- Your objective -
Go through the data below line by line and count those containing the word "standalone". Reply with the count only.

- Data shown -
--- START ---
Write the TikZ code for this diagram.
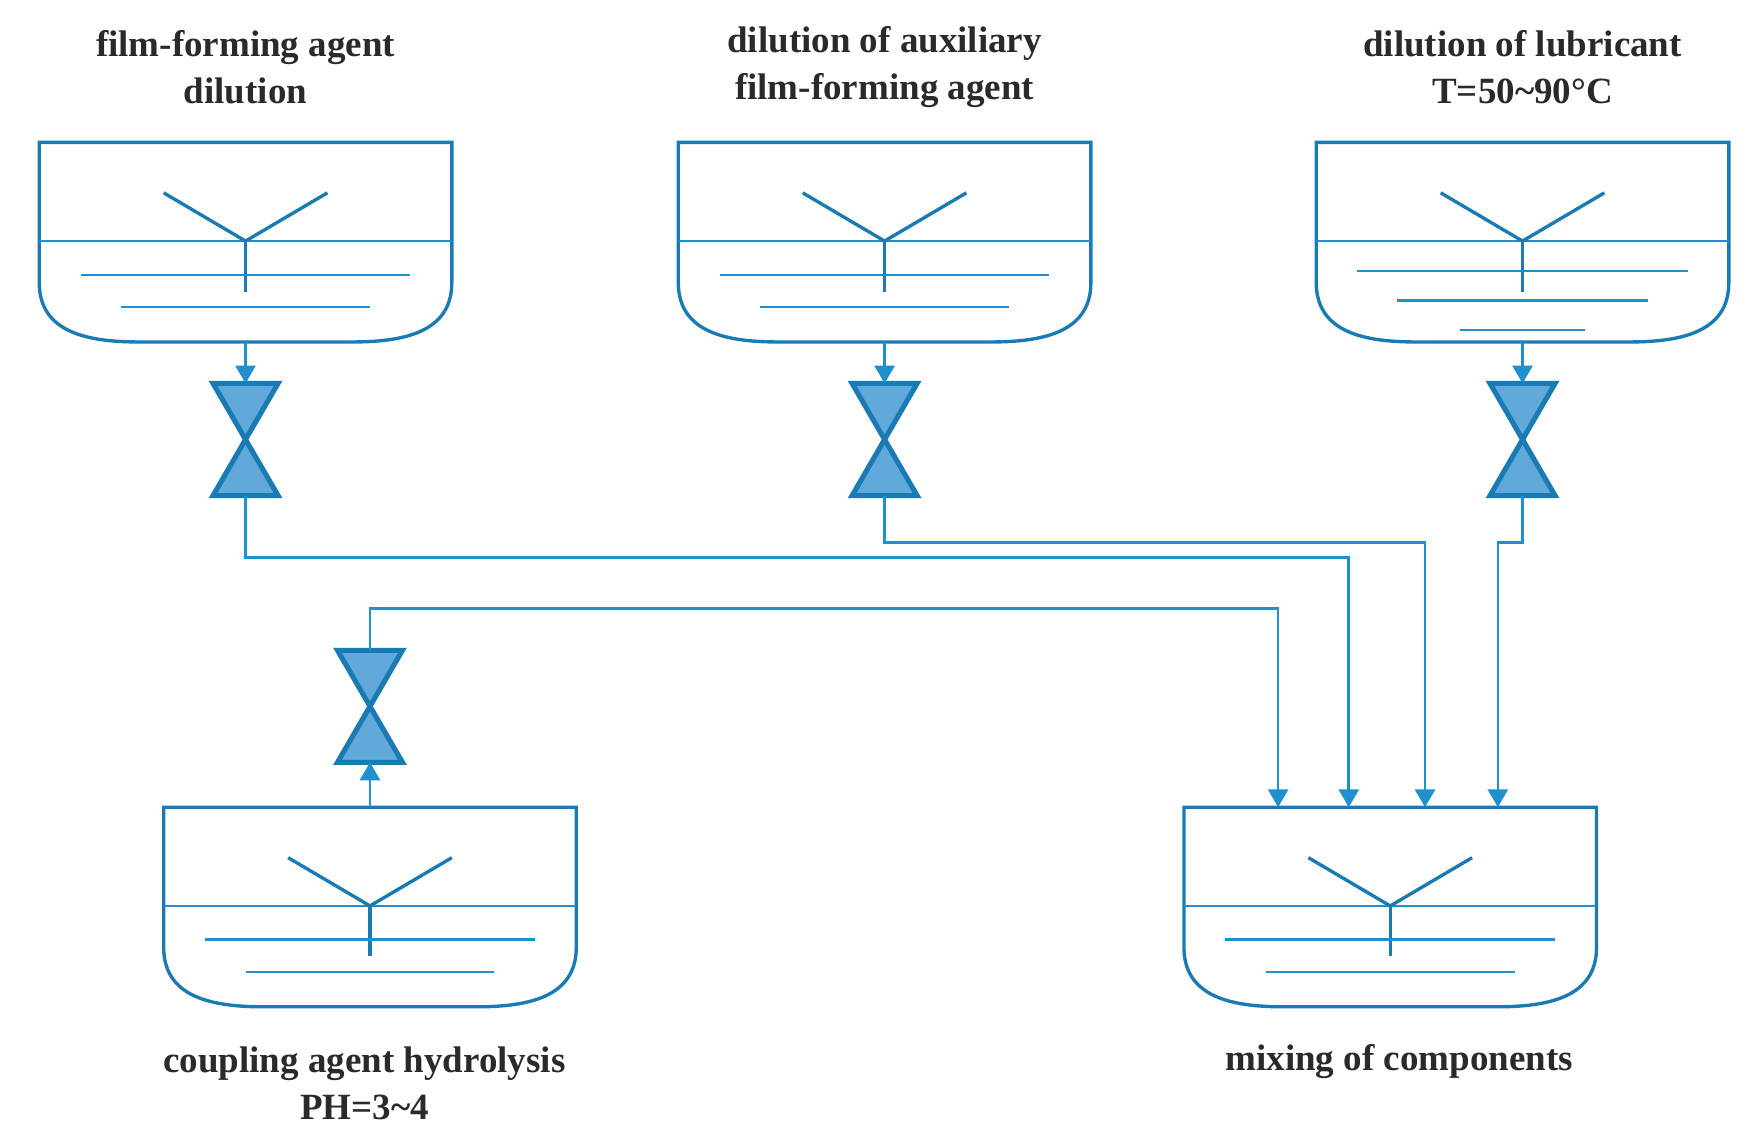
--- END ---
--- START ---
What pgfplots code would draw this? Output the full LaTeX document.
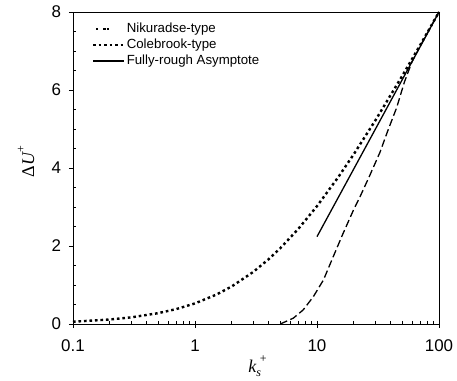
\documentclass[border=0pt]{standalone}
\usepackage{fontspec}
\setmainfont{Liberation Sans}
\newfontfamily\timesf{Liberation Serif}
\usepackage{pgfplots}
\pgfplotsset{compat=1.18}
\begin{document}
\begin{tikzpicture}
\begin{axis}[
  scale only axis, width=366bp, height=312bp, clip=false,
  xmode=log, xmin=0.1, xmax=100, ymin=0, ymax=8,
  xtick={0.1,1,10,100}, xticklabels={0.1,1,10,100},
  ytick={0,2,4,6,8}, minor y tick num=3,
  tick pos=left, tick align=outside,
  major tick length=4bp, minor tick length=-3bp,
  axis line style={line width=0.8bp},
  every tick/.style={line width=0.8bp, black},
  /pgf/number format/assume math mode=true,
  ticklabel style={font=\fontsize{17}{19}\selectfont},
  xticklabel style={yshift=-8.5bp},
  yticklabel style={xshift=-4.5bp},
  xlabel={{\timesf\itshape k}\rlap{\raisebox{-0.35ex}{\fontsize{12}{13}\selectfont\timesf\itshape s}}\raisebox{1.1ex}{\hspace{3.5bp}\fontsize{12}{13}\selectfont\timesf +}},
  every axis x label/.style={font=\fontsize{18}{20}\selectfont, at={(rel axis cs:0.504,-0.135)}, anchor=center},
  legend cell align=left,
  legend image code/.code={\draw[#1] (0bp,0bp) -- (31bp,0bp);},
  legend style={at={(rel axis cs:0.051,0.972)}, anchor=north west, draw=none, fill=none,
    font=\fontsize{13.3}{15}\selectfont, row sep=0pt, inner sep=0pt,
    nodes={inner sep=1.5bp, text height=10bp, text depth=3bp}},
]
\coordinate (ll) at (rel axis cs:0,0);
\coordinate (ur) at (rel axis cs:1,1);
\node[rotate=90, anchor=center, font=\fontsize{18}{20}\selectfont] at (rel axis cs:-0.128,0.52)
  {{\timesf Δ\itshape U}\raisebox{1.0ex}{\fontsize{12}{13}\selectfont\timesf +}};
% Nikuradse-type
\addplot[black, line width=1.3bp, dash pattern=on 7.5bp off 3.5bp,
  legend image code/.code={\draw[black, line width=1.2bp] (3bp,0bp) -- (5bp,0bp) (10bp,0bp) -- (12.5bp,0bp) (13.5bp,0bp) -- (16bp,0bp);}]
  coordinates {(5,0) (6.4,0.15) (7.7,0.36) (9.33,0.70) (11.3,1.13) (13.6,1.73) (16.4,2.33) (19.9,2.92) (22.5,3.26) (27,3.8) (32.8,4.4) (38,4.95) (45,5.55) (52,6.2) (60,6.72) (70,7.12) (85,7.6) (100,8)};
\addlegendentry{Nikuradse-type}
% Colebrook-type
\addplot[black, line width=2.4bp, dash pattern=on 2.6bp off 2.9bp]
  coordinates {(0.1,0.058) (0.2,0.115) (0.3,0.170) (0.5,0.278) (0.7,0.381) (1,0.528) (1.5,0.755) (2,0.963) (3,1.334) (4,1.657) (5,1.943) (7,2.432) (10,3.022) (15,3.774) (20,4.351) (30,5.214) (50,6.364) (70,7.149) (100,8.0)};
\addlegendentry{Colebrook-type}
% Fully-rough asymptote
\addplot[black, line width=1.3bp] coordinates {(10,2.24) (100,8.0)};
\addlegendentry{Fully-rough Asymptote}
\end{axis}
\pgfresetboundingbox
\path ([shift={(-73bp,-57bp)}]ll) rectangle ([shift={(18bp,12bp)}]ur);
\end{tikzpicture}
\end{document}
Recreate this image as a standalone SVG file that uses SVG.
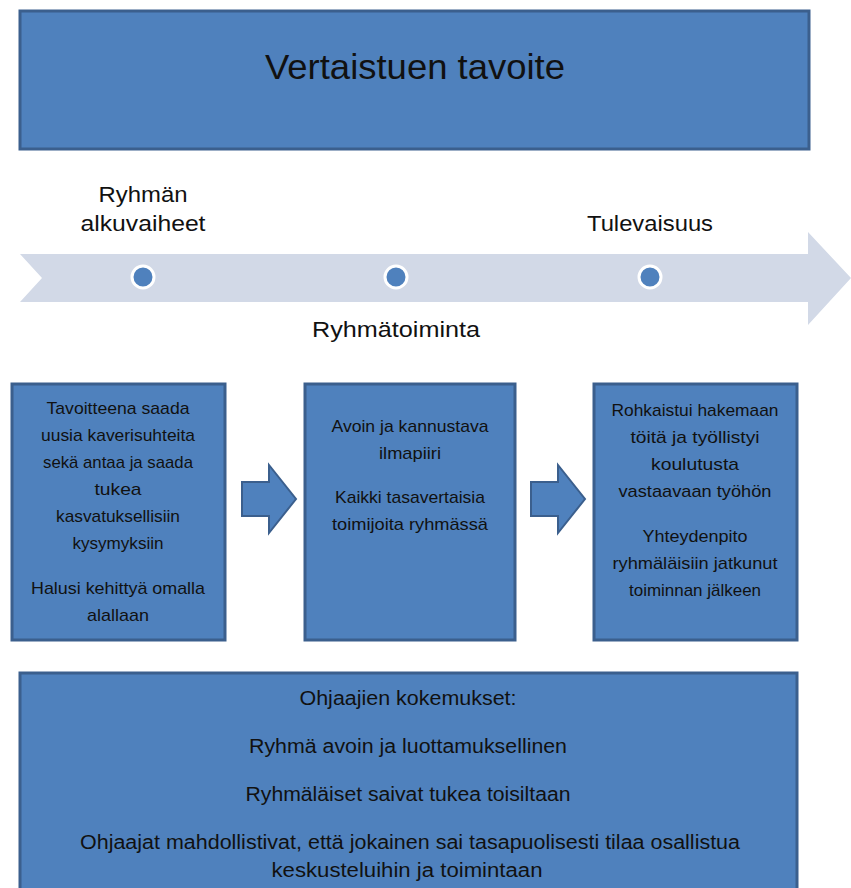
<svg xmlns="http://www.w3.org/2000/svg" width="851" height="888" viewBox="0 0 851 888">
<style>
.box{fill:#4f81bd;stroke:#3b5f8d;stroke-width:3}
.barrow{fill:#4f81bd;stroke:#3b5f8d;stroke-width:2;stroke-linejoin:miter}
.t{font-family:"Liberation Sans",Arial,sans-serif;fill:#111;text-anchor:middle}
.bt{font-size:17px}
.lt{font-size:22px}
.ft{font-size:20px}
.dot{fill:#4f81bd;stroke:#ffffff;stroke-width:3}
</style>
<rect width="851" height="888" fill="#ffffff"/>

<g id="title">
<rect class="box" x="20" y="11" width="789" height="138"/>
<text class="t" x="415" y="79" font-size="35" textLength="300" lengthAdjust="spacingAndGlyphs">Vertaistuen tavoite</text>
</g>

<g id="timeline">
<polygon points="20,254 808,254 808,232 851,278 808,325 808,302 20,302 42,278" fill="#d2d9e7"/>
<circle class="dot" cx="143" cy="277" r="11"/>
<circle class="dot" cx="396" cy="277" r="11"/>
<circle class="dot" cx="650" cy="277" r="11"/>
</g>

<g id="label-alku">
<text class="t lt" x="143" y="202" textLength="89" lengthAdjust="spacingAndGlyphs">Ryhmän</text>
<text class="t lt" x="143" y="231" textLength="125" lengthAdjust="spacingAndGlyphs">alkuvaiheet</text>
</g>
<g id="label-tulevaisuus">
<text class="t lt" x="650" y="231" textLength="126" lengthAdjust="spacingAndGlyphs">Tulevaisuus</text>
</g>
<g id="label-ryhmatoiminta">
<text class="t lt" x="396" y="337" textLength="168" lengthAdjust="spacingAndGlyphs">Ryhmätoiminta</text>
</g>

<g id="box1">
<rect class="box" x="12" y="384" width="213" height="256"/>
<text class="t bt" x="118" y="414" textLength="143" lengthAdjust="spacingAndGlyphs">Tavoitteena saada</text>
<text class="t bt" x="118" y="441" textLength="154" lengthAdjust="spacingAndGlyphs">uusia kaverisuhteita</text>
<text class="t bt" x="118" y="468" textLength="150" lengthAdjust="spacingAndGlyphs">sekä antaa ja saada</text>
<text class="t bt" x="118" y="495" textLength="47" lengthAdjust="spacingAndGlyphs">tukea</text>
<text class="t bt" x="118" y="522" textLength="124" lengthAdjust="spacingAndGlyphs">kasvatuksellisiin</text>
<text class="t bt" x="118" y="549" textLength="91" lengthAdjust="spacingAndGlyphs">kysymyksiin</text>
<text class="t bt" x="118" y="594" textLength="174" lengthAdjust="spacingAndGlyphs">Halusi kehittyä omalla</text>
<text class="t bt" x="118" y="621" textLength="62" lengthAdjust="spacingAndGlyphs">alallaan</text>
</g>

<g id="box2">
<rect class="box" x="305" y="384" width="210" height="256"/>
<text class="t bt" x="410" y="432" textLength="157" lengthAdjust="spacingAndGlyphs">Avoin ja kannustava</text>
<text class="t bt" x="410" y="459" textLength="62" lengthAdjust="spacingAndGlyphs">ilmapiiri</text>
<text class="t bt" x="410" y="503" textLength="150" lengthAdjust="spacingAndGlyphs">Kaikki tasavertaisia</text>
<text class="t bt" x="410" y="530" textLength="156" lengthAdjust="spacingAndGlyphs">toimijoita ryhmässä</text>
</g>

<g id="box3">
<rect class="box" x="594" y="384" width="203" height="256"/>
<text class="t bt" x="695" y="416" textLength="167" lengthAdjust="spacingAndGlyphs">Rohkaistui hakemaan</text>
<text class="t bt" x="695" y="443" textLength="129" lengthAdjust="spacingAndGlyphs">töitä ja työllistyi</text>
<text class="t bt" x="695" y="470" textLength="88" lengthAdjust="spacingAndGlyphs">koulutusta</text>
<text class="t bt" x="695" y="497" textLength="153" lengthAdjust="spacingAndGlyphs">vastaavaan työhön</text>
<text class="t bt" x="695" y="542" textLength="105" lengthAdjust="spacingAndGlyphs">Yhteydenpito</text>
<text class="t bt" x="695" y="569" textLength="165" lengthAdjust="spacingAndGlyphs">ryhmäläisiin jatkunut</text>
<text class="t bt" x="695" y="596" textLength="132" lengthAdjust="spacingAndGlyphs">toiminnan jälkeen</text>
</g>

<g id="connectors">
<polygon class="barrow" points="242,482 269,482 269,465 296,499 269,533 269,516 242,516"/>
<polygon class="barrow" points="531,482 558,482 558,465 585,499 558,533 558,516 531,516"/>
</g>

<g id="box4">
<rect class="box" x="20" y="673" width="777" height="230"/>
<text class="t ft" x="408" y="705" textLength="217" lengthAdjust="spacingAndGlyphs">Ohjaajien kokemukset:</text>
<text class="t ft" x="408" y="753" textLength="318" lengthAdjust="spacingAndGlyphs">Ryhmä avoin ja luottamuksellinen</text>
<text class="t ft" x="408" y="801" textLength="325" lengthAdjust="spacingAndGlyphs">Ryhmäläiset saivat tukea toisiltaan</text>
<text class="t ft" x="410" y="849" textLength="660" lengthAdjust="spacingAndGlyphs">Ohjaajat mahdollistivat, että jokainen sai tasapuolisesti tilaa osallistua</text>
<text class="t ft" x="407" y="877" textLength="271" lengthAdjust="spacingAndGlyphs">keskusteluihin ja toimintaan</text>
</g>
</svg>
--- END ---
- Result -
2